The exercise ▸ Write out the material exactly, leaving every picture behind.

Data section ▸
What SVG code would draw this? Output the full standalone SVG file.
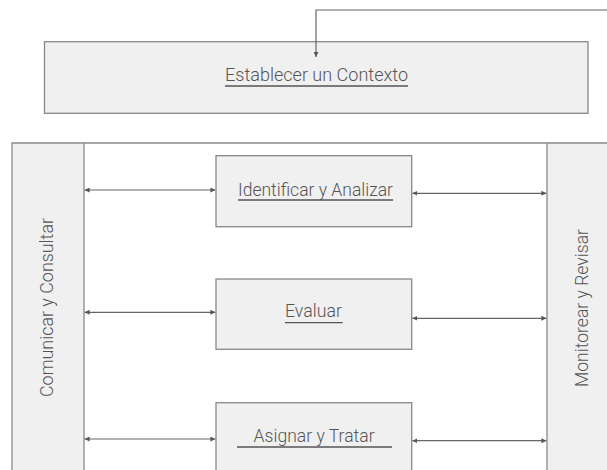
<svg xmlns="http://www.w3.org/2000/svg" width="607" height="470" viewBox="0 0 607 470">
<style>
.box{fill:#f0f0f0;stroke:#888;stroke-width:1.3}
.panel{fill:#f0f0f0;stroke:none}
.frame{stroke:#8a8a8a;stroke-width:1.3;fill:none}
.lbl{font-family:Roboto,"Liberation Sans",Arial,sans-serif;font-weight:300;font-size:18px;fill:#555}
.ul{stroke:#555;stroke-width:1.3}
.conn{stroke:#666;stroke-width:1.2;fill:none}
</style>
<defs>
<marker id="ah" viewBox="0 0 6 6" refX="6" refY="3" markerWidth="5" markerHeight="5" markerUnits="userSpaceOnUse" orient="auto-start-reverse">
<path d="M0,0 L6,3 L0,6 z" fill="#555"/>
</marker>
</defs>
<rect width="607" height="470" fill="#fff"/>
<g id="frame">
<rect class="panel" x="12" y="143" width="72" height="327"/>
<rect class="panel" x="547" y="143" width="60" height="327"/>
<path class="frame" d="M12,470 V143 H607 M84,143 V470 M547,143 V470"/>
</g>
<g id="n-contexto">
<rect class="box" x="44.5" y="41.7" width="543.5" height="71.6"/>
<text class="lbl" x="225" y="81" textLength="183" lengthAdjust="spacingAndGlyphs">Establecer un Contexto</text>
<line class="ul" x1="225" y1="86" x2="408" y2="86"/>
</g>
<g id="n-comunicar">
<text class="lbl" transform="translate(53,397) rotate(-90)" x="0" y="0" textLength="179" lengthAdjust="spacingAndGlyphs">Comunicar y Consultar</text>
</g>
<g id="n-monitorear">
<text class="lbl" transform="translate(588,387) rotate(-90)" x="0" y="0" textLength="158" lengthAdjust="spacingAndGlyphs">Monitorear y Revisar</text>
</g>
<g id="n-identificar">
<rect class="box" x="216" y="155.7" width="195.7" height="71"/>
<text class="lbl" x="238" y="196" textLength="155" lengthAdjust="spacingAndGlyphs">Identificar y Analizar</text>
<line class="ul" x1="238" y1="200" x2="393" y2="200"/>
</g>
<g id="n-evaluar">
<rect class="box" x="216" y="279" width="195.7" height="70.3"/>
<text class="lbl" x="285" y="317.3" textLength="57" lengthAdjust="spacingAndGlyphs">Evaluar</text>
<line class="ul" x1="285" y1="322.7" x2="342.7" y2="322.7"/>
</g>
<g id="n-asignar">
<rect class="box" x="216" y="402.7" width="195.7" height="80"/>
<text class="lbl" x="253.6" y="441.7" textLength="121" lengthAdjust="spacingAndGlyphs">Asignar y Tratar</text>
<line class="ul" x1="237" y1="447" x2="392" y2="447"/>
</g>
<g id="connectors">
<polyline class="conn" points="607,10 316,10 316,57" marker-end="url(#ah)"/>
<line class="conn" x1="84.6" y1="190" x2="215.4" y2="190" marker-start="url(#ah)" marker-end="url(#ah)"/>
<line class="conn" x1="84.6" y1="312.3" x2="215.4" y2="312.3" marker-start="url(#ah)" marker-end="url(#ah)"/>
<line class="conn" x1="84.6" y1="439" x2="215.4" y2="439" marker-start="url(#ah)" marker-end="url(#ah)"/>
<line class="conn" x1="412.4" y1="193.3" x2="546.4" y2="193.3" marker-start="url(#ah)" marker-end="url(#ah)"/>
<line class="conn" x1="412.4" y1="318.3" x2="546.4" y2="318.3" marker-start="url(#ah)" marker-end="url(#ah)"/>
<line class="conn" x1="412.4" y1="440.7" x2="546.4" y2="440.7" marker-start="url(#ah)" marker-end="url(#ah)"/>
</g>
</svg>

In response ▸
What SVG code would draw this? Output the full standalone SVG file.
<svg xmlns="http://www.w3.org/2000/svg" width="607" height="470" viewBox="0 0 607 470">
<style>
.box{fill:#f0f0f0;stroke:#888;stroke-width:1.3}
.panel{fill:#f0f0f0;stroke:none}
.frame{stroke:#8a8a8a;stroke-width:1.3;fill:none}
.lbl{font-family:Roboto,"Liberation Sans",Arial,sans-serif;font-weight:300;font-size:18px;fill:#555}
.ul{stroke:#555;stroke-width:1.3}
.conn{stroke:#666;stroke-width:1.2;fill:none}
</style>
<defs>
<marker id="ah" viewBox="0 0 6 6" refX="6" refY="3" markerWidth="5" markerHeight="5" markerUnits="userSpaceOnUse" orient="auto-start-reverse">
<path d="M0,0 L6,3 L0,6 z" fill="#555"/>
</marker>
</defs>
<rect width="607" height="470" fill="#fff"/>
<g id="frame">
<rect class="panel" x="12" y="143" width="72" height="327"/>
<rect class="panel" x="547" y="143" width="60" height="327"/>
<path class="frame" d="M12,470 V143 H607 M84,143 V470 M547,143 V470"/>
</g>
<g id="n-contexto">
<rect class="box" x="44.5" y="41.7" width="543.5" height="71.6"/>
<text class="lbl" x="225" y="81" textLength="183" lengthAdjust="spacingAndGlyphs">Establecer un Contexto</text>
<line class="ul" x1="225" y1="86" x2="408" y2="86"/>
</g>
<g id="n-comunicar">
<text class="lbl" transform="translate(53,397) rotate(-90)" x="0" y="0" textLength="179" lengthAdjust="spacingAndGlyphs">Comunicar y Consultar</text>
</g>
<g id="n-monitorear">
<text class="lbl" transform="translate(588,387) rotate(-90)" x="0" y="0" textLength="158" lengthAdjust="spacingAndGlyphs">Monitorear y Revisar</text>
</g>
<g id="n-identificar">
<rect class="box" x="216" y="155.7" width="195.7" height="71"/>
<text class="lbl" x="238" y="196" textLength="155" lengthAdjust="spacingAndGlyphs">Identificar y Analizar</text>
<line class="ul" x1="238" y1="200" x2="393" y2="200"/>
</g>
<g id="n-evaluar">
<rect class="box" x="216" y="279" width="195.7" height="70.3"/>
<text class="lbl" x="285" y="317.3" textLength="57" lengthAdjust="spacingAndGlyphs">Evaluar</text>
<line class="ul" x1="285" y1="322.7" x2="342.7" y2="322.7"/>
</g>
<g id="n-asignar">
<rect class="box" x="216" y="402.7" width="195.7" height="80"/>
<text class="lbl" x="253.6" y="441.7" textLength="121" lengthAdjust="spacingAndGlyphs">Asignar y Tratar</text>
<line class="ul" x1="237" y1="447" x2="392" y2="447"/>
</g>
<g id="connectors">
<polyline class="conn" points="607,10 316,10 316,57" marker-end="url(#ah)"/>
<line class="conn" x1="84.6" y1="190" x2="215.4" y2="190" marker-start="url(#ah)" marker-end="url(#ah)"/>
<line class="conn" x1="84.6" y1="312.3" x2="215.4" y2="312.3" marker-start="url(#ah)" marker-end="url(#ah)"/>
<line class="conn" x1="84.6" y1="439" x2="215.4" y2="439" marker-start="url(#ah)" marker-end="url(#ah)"/>
<line class="conn" x1="412.4" y1="193.3" x2="546.4" y2="193.3" marker-start="url(#ah)" marker-end="url(#ah)"/>
<line class="conn" x1="412.4" y1="318.3" x2="546.4" y2="318.3" marker-start="url(#ah)" marker-end="url(#ah)"/>
<line class="conn" x1="412.4" y1="440.7" x2="546.4" y2="440.7" marker-start="url(#ah)" marker-end="url(#ah)"/>
</g>
</svg>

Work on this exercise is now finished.